Task details
Give back the whole listing exactly as shown.

--- Start of Recorded information ---

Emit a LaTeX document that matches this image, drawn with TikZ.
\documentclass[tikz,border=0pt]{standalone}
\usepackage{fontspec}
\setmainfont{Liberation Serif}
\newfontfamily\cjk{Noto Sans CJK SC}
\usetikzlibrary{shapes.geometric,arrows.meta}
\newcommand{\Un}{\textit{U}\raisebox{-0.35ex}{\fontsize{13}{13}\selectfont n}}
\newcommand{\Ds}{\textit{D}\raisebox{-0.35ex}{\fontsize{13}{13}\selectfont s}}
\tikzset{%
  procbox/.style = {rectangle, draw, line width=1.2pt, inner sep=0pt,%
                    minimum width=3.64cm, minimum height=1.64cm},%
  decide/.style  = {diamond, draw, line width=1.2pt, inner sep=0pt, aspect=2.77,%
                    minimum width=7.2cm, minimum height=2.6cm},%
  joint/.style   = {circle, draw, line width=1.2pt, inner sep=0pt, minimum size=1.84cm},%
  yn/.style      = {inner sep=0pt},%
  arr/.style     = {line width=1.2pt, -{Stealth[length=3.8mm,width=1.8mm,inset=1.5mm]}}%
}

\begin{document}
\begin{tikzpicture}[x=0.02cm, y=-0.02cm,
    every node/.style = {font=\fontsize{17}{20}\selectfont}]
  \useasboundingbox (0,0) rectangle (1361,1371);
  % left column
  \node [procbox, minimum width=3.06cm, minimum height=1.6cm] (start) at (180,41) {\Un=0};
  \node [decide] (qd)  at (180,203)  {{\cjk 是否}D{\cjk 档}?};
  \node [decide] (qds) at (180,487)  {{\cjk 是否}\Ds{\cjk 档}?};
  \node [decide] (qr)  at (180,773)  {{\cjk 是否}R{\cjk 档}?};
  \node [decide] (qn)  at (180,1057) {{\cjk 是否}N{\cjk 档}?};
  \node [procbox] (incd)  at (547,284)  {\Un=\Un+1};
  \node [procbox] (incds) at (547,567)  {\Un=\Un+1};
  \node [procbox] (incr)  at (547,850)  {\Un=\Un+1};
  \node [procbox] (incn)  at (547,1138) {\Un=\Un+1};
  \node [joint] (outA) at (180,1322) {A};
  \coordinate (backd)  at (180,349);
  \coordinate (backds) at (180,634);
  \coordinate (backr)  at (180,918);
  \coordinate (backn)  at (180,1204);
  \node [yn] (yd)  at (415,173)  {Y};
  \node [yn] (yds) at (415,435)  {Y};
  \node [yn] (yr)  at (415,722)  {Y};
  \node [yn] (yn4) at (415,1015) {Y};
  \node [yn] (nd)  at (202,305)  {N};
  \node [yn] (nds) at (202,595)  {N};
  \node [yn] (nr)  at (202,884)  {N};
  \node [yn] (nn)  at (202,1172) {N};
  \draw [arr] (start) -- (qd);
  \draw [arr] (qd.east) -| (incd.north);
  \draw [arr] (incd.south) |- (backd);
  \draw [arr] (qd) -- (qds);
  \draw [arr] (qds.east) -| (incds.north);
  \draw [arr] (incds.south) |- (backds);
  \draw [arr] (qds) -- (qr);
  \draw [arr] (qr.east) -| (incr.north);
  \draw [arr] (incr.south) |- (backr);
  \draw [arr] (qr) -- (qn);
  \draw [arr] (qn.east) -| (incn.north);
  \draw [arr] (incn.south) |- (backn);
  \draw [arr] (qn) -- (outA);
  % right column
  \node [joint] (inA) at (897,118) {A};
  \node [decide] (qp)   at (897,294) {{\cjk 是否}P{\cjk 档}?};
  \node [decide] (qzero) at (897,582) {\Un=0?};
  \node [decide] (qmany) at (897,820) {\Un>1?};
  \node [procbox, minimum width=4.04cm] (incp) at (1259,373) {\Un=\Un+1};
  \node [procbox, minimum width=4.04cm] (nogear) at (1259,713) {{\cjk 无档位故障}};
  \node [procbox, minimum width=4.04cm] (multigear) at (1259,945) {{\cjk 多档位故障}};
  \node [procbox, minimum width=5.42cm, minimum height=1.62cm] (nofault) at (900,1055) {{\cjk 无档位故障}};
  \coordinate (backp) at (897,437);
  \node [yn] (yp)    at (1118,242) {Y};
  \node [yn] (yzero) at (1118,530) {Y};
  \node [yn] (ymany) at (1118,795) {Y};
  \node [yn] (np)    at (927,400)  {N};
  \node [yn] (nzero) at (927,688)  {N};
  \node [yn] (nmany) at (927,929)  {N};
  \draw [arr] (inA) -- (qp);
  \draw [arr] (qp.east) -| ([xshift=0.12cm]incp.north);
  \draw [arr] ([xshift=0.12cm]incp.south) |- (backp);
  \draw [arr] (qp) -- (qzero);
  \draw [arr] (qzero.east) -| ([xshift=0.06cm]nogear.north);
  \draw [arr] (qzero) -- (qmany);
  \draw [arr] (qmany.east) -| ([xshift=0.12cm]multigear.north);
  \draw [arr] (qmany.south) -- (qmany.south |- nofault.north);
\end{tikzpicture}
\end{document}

--- End of Recorded information ---

The result
Emit a LaTeX document that matches this image, drawn with TikZ.
\documentclass[tikz,border=0pt]{standalone}
\usepackage{fontspec}
\setmainfont{Liberation Serif}
\newfontfamily\cjk{Noto Sans CJK SC}
\usetikzlibrary{shapes.geometric,arrows.meta}
\newcommand{\Un}{\textit{U}\raisebox{-0.35ex}{\fontsize{13}{13}\selectfont n}}
\newcommand{\Ds}{\textit{D}\raisebox{-0.35ex}{\fontsize{13}{13}\selectfont s}}
\tikzset{%
  procbox/.style = {rectangle, draw, line width=1.2pt, inner sep=0pt,%
                    minimum width=3.64cm, minimum height=1.64cm},%
  decide/.style  = {diamond, draw, line width=1.2pt, inner sep=0pt, aspect=2.77,%
                    minimum width=7.2cm, minimum height=2.6cm},%
  joint/.style   = {circle, draw, line width=1.2pt, inner sep=0pt, minimum size=1.84cm},%
  yn/.style      = {inner sep=0pt},%
  arr/.style     = {line width=1.2pt, -{Stealth[length=3.8mm,width=1.8mm,inset=1.5mm]}}%
}

\begin{document}
\begin{tikzpicture}[x=0.02cm, y=-0.02cm,
    every node/.style = {font=\fontsize{17}{20}\selectfont}]
  \useasboundingbox (0,0) rectangle (1361,1371);
  % left column
  \node [procbox, minimum width=3.06cm, minimum height=1.6cm] (start) at (180,41) {\Un=0};
  \node [decide] (qd)  at (180,203)  {{\cjk 是否}D{\cjk 档}?};
  \node [decide] (qds) at (180,487)  {{\cjk 是否}\Ds{\cjk 档}?};
  \node [decide] (qr)  at (180,773)  {{\cjk 是否}R{\cjk 档}?};
  \node [decide] (qn)  at (180,1057) {{\cjk 是否}N{\cjk 档}?};
  \node [procbox] (incd)  at (547,284)  {\Un=\Un+1};
  \node [procbox] (incds) at (547,567)  {\Un=\Un+1};
  \node [procbox] (incr)  at (547,850)  {\Un=\Un+1};
  \node [procbox] (incn)  at (547,1138) {\Un=\Un+1};
  \node [joint] (outA) at (180,1322) {A};
  \coordinate (backd)  at (180,349);
  \coordinate (backds) at (180,634);
  \coordinate (backr)  at (180,918);
  \coordinate (backn)  at (180,1204);
  \node [yn] (yd)  at (415,173)  {Y};
  \node [yn] (yds) at (415,435)  {Y};
  \node [yn] (yr)  at (415,722)  {Y};
  \node [yn] (yn4) at (415,1015) {Y};
  \node [yn] (nd)  at (202,305)  {N};
  \node [yn] (nds) at (202,595)  {N};
  \node [yn] (nr)  at (202,884)  {N};
  \node [yn] (nn)  at (202,1172) {N};
  \draw [arr] (start) -- (qd);
  \draw [arr] (qd.east) -| (incd.north);
  \draw [arr] (incd.south) |- (backd);
  \draw [arr] (qd) -- (qds);
  \draw [arr] (qds.east) -| (incds.north);
  \draw [arr] (incds.south) |- (backds);
  \draw [arr] (qds) -- (qr);
  \draw [arr] (qr.east) -| (incr.north);
  \draw [arr] (incr.south) |- (backr);
  \draw [arr] (qr) -- (qn);
  \draw [arr] (qn.east) -| (incn.north);
  \draw [arr] (incn.south) |- (backn);
  \draw [arr] (qn) -- (outA);
  % right column
  \node [joint] (inA) at (897,118) {A};
  \node [decide] (qp)   at (897,294) {{\cjk 是否}P{\cjk 档}?};
  \node [decide] (qzero) at (897,582) {\Un=0?};
  \node [decide] (qmany) at (897,820) {\Un>1?};
  \node [procbox, minimum width=4.04cm] (incp) at (1259,373) {\Un=\Un+1};
  \node [procbox, minimum width=4.04cm] (nogear) at (1259,713) {{\cjk 无档位故障}};
  \node [procbox, minimum width=4.04cm] (multigear) at (1259,945) {{\cjk 多档位故障}};
  \node [procbox, minimum width=5.42cm, minimum height=1.62cm] (nofault) at (900,1055) {{\cjk 无档位故障}};
  \coordinate (backp) at (897,437);
  \node [yn] (yp)    at (1118,242) {Y};
  \node [yn] (yzero) at (1118,530) {Y};
  \node [yn] (ymany) at (1118,795) {Y};
  \node [yn] (np)    at (927,400)  {N};
  \node [yn] (nzero) at (927,688)  {N};
  \node [yn] (nmany) at (927,929)  {N};
  \draw [arr] (inA) -- (qp);
  \draw [arr] (qp.east) -| ([xshift=0.12cm]incp.north);
  \draw [arr] ([xshift=0.12cm]incp.south) |- (backp);
  \draw [arr] (qp) -- (qzero);
  \draw [arr] (qzero.east) -| ([xshift=0.06cm]nogear.north);
  \draw [arr] (qzero) -- (qmany);
  \draw [arr] (qmany.east) -| ([xshift=0.12cm]multigear.north);
  \draw [arr] (qmany.south) -- (qmany.south |- nofault.north);
\end{tikzpicture}
\end{document}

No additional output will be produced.